Previously, we have demonstrated that an equivalent depth of anesthesia is attained in GABA^Aβ2N265S mice and WT controls as determined by analysis of isoelectric activity in the electroencephalogram. 7Hypothermia can affect the Bispectral Index value, an integrated measure of the human intraoperative electroencephalogram. 33–35Because β2N265S mice experience much less hypothermia during etomidate anesthesia compared with WT controls, it is curious that no detectable differences were measured in the electroencephalograms of these mice. However, it is possible that a much greater hypothermic response than that produced in the WT mice in this study is required before differences in the electroencephalogram are apparent. 34 

Previously, we have observed that when a heat lamp was used to maintain the surrounding air temperature at 27°± 2°C, that the duration of LORR was significantly longer in WT compared with knock-in mice at higher doses (10 and 15 mg/kg) of intravenous etomidate. 7Because body temperature of the mice was not measured in these experiments, it is not possible to determine what effect active warming had on CBT. However, it is highly likely that a more pronounced hypothermic effect would have occurred in the WT mice compared with the knock-in mice even when actively warmed. Hypothermia has been shown to augment anesthetic potency and to significantly delay the metabolism of anesthetics and concomitantly administered agents resulting in a longer recovery period and increased hypnotic hangover. 36,37It would be interesting to study plasma concentrations of etomidate on recovery to determine any difference in etomidate metabolism. Faster metabolism of etomidate in the knock-in mice could be a contributing factor to the improved functional recovery and reduced sedation observed in the knock-in β2N265S mice. Anesthetic hypothermia can also result in a depression of cognitive functioning on awakening, which could also contribute to the improved functional performance observed in the β2N265S mice.

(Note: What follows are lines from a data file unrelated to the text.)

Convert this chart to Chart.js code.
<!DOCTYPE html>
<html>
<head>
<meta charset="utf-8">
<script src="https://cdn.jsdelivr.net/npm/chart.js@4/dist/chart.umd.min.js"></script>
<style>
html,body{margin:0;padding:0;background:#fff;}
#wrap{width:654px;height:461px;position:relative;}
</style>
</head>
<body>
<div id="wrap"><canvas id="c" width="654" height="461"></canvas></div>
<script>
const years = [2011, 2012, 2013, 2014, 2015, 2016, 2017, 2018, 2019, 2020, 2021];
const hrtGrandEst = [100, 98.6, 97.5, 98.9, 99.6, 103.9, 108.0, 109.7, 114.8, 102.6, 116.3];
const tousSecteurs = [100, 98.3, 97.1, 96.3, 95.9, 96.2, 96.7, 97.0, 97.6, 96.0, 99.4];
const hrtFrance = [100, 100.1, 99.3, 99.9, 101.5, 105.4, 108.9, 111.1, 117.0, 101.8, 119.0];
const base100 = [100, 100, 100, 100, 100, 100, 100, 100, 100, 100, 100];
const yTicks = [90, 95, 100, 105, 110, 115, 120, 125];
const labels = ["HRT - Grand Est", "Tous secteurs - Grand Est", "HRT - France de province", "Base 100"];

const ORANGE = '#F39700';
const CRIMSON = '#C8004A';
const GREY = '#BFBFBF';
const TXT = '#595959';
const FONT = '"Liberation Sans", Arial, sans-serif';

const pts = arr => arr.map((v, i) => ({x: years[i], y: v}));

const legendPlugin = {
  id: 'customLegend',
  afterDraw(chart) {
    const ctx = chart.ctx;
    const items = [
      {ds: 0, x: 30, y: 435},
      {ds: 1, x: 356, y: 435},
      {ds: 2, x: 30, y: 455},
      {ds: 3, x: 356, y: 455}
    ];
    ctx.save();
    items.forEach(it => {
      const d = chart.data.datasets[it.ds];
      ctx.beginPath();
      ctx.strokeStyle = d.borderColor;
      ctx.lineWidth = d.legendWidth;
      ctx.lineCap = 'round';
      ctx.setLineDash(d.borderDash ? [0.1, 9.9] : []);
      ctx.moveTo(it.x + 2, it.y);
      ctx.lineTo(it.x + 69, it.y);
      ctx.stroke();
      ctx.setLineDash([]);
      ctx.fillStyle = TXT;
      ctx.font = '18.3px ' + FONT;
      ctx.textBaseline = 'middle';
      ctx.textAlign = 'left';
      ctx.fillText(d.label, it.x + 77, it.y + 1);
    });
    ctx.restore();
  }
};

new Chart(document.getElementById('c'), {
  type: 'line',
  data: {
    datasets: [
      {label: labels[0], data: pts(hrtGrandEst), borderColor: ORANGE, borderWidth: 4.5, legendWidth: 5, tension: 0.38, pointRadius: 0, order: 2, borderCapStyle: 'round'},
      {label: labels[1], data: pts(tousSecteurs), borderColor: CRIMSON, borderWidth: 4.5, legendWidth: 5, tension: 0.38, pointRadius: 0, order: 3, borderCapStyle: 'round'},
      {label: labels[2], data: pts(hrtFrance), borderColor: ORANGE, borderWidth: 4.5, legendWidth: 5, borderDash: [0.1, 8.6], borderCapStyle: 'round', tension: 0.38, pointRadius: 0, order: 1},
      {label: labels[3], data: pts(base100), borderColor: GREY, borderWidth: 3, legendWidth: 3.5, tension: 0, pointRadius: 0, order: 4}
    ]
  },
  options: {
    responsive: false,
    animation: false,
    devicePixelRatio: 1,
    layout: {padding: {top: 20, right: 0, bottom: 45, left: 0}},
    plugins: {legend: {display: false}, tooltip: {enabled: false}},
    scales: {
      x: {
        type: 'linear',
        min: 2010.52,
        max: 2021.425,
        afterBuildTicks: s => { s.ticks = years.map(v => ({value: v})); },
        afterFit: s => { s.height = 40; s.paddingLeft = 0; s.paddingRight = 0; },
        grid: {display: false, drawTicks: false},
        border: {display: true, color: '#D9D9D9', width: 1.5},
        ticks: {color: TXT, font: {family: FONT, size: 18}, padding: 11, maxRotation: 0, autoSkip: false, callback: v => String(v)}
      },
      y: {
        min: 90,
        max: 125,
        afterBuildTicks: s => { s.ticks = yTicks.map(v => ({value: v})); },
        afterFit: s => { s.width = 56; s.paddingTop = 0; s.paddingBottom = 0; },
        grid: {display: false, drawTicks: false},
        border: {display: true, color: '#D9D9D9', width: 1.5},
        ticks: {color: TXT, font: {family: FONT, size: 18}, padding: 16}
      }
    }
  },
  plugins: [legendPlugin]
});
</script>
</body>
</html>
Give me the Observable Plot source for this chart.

The data presented here support the role of GABA^Aβ2-containing receptors being involved in the hypothermic response to etomidate. We have previously shown that the β2 subunit mediates the ataxic and sedative effects of etomidate. Evidence that the β2 subunit also produces hypothermia indicates that several undesirable properties of etomidate anesthesia are mediated by this subunit. Because the anesthetic qualities (i.e. , loss of consciousness, lack of purposeful movement in response to noxious stimuli, and presence of burst-suppression activity on the electroencephalogram) of etomidate seem to be mediated by the β3 subunit, this further indicates that anesthetics that selectively activate specific subunits may produce surgical anesthesia with improved recovery characteristics.